● **RECORDS PROVIDED**
----

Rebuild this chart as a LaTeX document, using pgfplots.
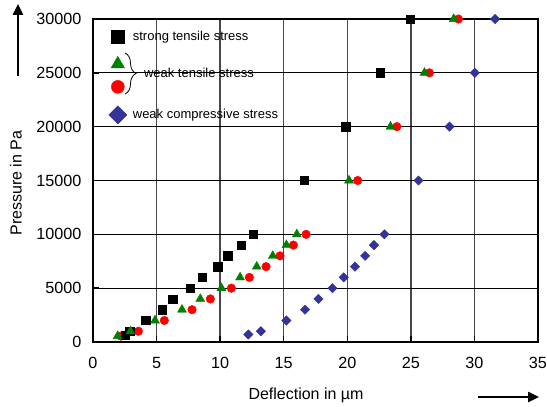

----

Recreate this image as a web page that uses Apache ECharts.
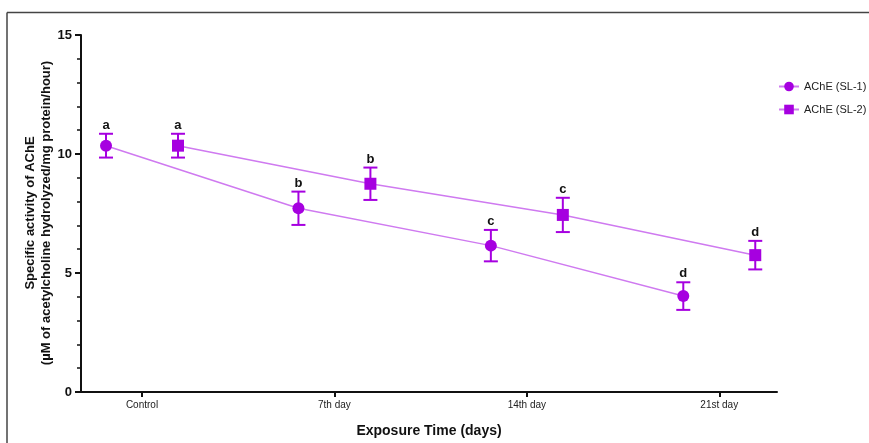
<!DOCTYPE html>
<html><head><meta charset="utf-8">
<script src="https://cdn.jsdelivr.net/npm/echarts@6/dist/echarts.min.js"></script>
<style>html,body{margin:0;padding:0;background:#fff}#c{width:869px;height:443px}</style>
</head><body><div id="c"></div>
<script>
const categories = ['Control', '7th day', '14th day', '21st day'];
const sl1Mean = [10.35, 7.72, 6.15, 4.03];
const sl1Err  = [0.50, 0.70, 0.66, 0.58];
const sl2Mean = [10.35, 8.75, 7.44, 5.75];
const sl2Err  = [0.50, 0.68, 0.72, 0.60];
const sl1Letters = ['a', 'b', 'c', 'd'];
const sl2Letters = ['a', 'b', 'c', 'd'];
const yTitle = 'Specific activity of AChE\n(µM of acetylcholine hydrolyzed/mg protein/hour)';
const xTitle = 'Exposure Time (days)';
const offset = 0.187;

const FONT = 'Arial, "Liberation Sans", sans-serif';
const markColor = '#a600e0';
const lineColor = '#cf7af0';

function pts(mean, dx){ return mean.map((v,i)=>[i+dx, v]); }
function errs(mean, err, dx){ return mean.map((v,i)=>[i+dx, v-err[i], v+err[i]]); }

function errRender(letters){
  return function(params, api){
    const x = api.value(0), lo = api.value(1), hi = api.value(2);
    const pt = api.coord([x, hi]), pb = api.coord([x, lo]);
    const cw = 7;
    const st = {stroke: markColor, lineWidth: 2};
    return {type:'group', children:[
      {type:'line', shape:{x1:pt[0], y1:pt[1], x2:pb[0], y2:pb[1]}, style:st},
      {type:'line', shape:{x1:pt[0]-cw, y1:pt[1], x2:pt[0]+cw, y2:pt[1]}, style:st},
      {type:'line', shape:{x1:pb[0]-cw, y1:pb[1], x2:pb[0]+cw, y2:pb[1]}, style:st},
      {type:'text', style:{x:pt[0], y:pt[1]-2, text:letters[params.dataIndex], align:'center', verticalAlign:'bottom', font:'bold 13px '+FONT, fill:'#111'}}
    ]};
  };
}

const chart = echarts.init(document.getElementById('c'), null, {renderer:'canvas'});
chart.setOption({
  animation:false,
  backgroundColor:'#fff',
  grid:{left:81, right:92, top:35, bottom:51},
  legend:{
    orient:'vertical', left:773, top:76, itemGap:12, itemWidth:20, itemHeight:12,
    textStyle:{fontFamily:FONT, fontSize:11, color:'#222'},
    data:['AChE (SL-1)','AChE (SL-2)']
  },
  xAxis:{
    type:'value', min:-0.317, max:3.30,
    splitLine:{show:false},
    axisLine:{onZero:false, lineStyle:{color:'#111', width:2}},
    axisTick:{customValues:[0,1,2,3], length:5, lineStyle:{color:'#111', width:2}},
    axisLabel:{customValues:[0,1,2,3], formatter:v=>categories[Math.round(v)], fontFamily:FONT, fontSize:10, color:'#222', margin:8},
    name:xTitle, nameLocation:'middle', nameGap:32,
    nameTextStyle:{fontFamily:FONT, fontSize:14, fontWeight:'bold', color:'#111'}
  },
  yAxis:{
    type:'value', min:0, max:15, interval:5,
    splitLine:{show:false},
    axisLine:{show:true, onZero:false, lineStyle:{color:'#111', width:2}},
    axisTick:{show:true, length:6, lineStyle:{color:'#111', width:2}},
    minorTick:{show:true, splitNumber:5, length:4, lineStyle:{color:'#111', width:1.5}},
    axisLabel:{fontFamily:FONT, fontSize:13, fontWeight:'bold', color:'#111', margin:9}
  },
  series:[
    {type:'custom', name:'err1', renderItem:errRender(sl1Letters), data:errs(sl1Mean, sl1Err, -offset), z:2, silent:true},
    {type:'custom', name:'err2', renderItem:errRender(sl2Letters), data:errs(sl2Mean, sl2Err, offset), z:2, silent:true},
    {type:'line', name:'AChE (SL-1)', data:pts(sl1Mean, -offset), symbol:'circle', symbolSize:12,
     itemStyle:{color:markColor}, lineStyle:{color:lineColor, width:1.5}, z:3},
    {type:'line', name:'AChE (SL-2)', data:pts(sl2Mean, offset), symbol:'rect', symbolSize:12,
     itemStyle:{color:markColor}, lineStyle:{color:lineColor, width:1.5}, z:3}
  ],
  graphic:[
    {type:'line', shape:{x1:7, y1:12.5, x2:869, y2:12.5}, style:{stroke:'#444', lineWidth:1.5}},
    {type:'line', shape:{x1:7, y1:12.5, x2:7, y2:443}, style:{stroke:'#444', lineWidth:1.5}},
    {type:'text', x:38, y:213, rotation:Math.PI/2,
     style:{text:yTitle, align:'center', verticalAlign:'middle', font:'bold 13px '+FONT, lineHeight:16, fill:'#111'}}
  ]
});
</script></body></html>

----

Scan the data for the word "document" and copy every line where it shows up.

Rebuild this chart as a LaTeX document, using pgfplots.
const chart = echarts.init(document.getElementById('c'), null, {renderer:'canvas'});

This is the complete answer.